Sweet was also friends with renowned firearms engraver Alvin A. White, who lived and worked in Sweet’s home town of Attleboro, Massachusetts. It was White who embellished this magnificent presentation revolver for Sweet to present to J. Edgar Hoover…
An important additional accompanying document comes in the form of a handwritten letter by John Mohr (photocopy). Assistant to the Director John P. Mohr (1910-1997) was a member of Hoover’s inner circle. During the waning years of Hoover’s unprecedented tenure as FBI Director, Mohr was one of a handful of people Hoover trusted at the bureau.
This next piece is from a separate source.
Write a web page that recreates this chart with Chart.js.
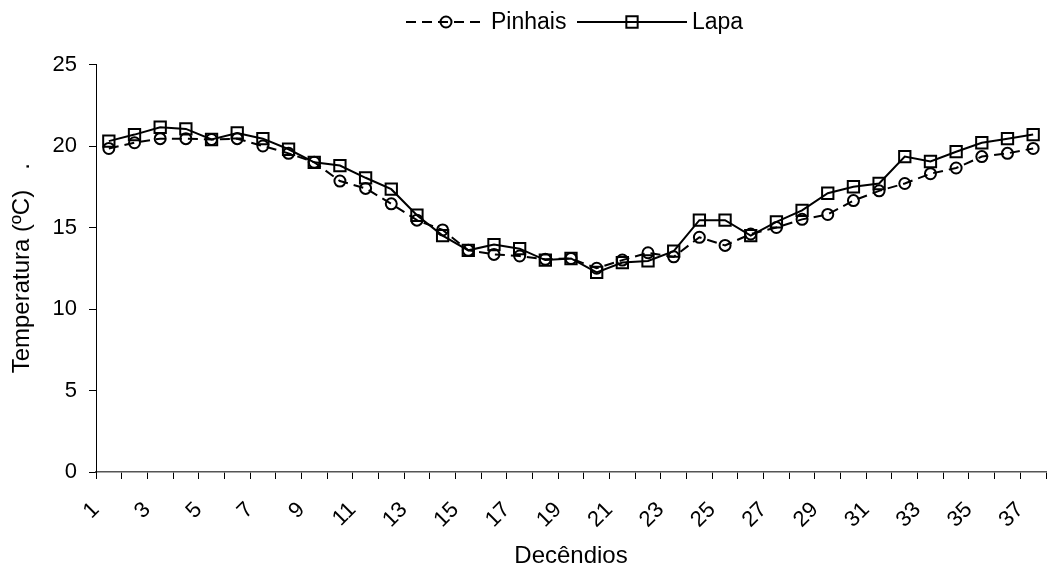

Mohr was given the responsibility to notify Acting Attorney General Richard Kleindienst of the director’s death, to seal Hoover’s office and supervise the funeral arrangements. His FBI career started in 1939 and he reached the highest rank possible, that of No. 3 in the FBI hierarchy, several years prior to being forced to retire, by then Acting FBI Director L. Patrick Gray, on June 30, 1972, during the internal upheaval brought on by Hoover’s death. In his November 27, 1985 dated letter, Mohr confirms that this revolver, listed in great detail and by serial number, was presented to Hoover by Sweet, explaining that Sweet “was an admirer of Mr. Hoover.” Mohr also states he “observed” this revolver in Hoover’s home and that it was given to him at the time of the famed G-man’s death by Hoover’s closest confidant and the executor of his estate, long-time Associate Director Clyde Tolson. According to Mohr, Tolson did not wish to have firearms in the house, and therefore he gave the gun directly to Mohr.
The revolver features near full coverage engraved floral scrollwork on stippled background accented with gold inlaid scrolls. The trigger guard has a facsimile of Hoover’s signature in flush gold. The left side of the frame has the FBI seal in relief gold. The right side of the frame has a bust of Hoover in relief gold above three jewels set in gold followed by “1917/1924” in flush gold at the front. The 1917-1924 date range corresponds to Hoover’s years of government service before being named director of the FBI. The back strap has the number “1” in flush gold and the FBI motto “Fidelity,” “Bravery” and “Integrity” in flush gold and inside engraved banners surrounded by 20 raised gold leaves and 21 small gold dots. The butt serial number “K333333” is inlaid in gold. Alvin White’s gold cartouche is on the right side of the grip frame. Matching serial numbers are on the butt, cylinder and ejector shroud. Fitted with highly figured and checkered S&W medallion rosewood grips. The case, which is also documented in Mohr’s letter, has a small inscribed plaque on the inside that reads, “TO/J. EDGAR HOOVER/DIRECTOR-F.B.I./FROM/BILL SWEET/JULY 26, 1958.”